=== WHAT IS ASKED ===
Without the images, print all the entries below exactly as given.

=== DATA FOR THIS TASK ===
..............................

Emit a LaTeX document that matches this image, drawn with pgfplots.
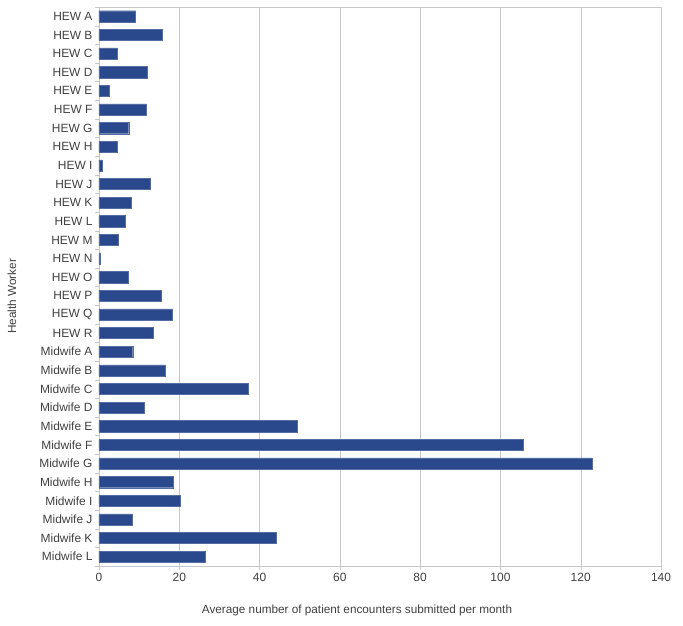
\documentclass[border=0pt]{standalone}
\usepackage{pgfplots}
\pgfplotsset{compat=1.18}
\usepackage{fontspec}
\setmainfont{Liberation Sans}
\definecolor{barblue}{RGB}{42,72,140}
\definecolor{gridgray}{RGB}{200,200,200}
\definecolor{txtgray}{RGB}{64,64,64}

\begin{document}
\begin{tikzpicture}
  \begin{axis}[
        scale only axis,
        width=562bp, height=559bp,
        xbar, bar width=0.6,
        xmin=0, xmax=140, ymin=-0.5, ymax=29.5,
        y dir=reverse,
        xtick={0,20,...,140},
        ytick={0,...,29},
        yticklabels={HEW A,HEW B,HEW C,HEW D,HEW E,HEW F,HEW G,HEW H,HEW I,HEW J,HEW K,HEW L,HEW M,HEW N,HEW O,HEW P,HEW Q,HEW R,Midwife A,Midwife B,Midwife C,Midwife D,Midwife E,Midwife F,Midwife G,Midwife H,Midwife I,Midwife J,Midwife K,Midwife L},
        minor ytick={-0.5,0.5,...,29.5},
        major y tick style={draw=none},
        minor tick length=4bp, major tick length=4bp,
        tick align=outside,
        xtick pos=left, ytick pos=left,
        tick style={gridgray},
        xmajorgrids, grid style={gridgray},
        axis line style={gridgray},
        ticklabel style={font=\fontsize{12}{14}\selectfont, text=txtgray},
        yticklabel style={xshift=1bp},
        /pgf/number format/assume math mode=true,
        xlabel={Average number of patient encounters submitted per month},
        ylabel={Health Worker},
        label style={font=\fontsize{11.8}{14}\selectfont, text=txtgray},
        xlabel style={at={(axis description cs:0.5,0)}, anchor=center, xshift=-23bp, yshift=-44bp},
        ylabel style={at={(axis description cs:0,0.5)}, anchor=center, yshift=87bp, xshift=-10bp},
        ]
    \addplot[draw=barblue!80!white, fill=barblue] coordinates {
      (9.1,0) (15.8,1) (4.5,2) (12.0,3) (2.6,4) (11.8,5) (7.4,6) (4.6,7)
      (0.8,8) (12.8,9) (8.0,10) (6.5,11) (4.8,12) (0.4,13) (7.3,14)
      (15.6,15) (18.3,16) (13.6,17)
      (8.4,18) (16.6,19) (37.2,20) (11.2,21) (49.4,22) (105.7,23)
      (122.8,24) (18.4,25) (20.2,26) (8.3,27) (44.1,28) (26.5,29)
    };
  \end{axis}
  \pgfresetboundingbox
  \path ([shift={(-99bp,-60bp)}]current axis.south west) rectangle ([shift={(22bp,7bp)}]current axis.north east);
\end{tikzpicture}
\end{document}
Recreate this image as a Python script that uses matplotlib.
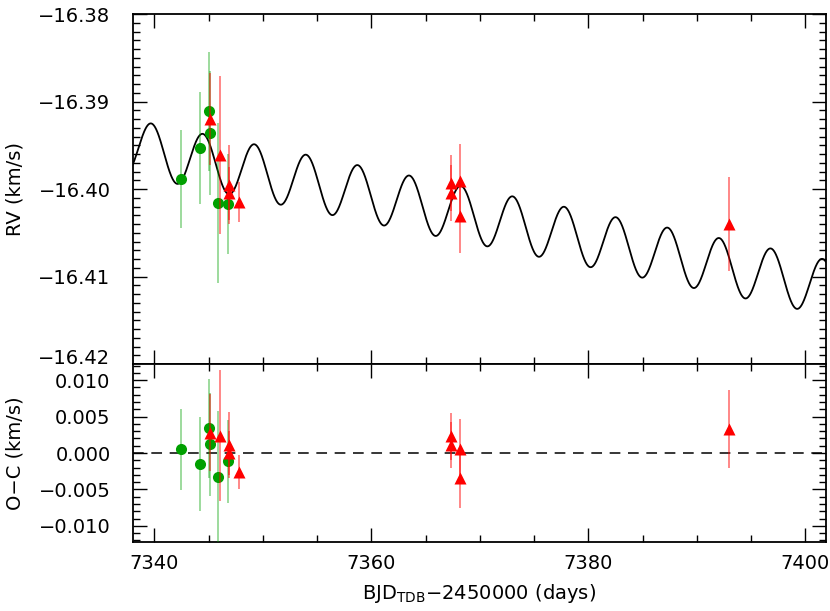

..............................

=== SOLUTION TO THE PROBLEM ===
Emit a LaTeX document that matches this image, drawn with pgfplots.
\documentclass[border=0pt]{standalone}
\usepackage{pgfplots}
\pgfplotsset{compat=1.18}
\usepackage{fontspec}
\setmainfont{Liberation Sans}
\definecolor{barblue}{RGB}{42,72,140}
\definecolor{gridgray}{RGB}{200,200,200}
\definecolor{txtgray}{RGB}{64,64,64}

\begin{document}
\begin{tikzpicture}
  \begin{axis}[
        scale only axis,
        width=562bp, height=559bp,
        xbar, bar width=0.6,
        xmin=0, xmax=140, ymin=-0.5, ymax=29.5,
        y dir=reverse,
        xtick={0,20,...,140},
        ytick={0,...,29},
        yticklabels={HEW A,HEW B,HEW C,HEW D,HEW E,HEW F,HEW G,HEW H,HEW I,HEW J,HEW K,HEW L,HEW M,HEW N,HEW O,HEW P,HEW Q,HEW R,Midwife A,Midwife B,Midwife C,Midwife D,Midwife E,Midwife F,Midwife G,Midwife H,Midwife I,Midwife J,Midwife K,Midwife L},
        minor ytick={-0.5,0.5,...,29.5},
        major y tick style={draw=none},
        minor tick length=4bp, major tick length=4bp,
        tick align=outside,
        xtick pos=left, ytick pos=left,
        tick style={gridgray},
        xmajorgrids, grid style={gridgray},
        axis line style={gridgray},
        ticklabel style={font=\fontsize{12}{14}\selectfont, text=txtgray},
        yticklabel style={xshift=1bp},
        /pgf/number format/assume math mode=true,
        xlabel={Average number of patient encounters submitted per month},
        ylabel={Health Worker},
        label style={font=\fontsize{11.8}{14}\selectfont, text=txtgray},
        xlabel style={at={(axis description cs:0.5,0)}, anchor=center, xshift=-23bp, yshift=-44bp},
        ylabel style={at={(axis description cs:0,0.5)}, anchor=center, yshift=87bp, xshift=-10bp},
        ]
    \addplot[draw=barblue!80!white, fill=barblue] coordinates {
      (9.1,0) (15.8,1) (4.5,2) (12.0,3) (2.6,4) (11.8,5) (7.4,6) (4.6,7)
      (0.8,8) (12.8,9) (8.0,10) (6.5,11) (4.8,12) (0.4,13) (7.3,14)
      (15.6,15) (18.3,16) (13.6,17)
      (8.4,18) (16.6,19) (37.2,20) (11.2,21) (49.4,22) (105.7,23)
      (122.8,24) (18.4,25) (20.2,26) (8.3,27) (44.1,28) (26.5,29)
    };
  \end{axis}
  \pgfresetboundingbox
  \path ([shift={(-99bp,-60bp)}]current axis.south west) rectangle ([shift={(22bp,7bp)}]current axis.north east);
\end{tikzpicture}
\end{document}
Recreate this image as a Python script that uses matplotlib.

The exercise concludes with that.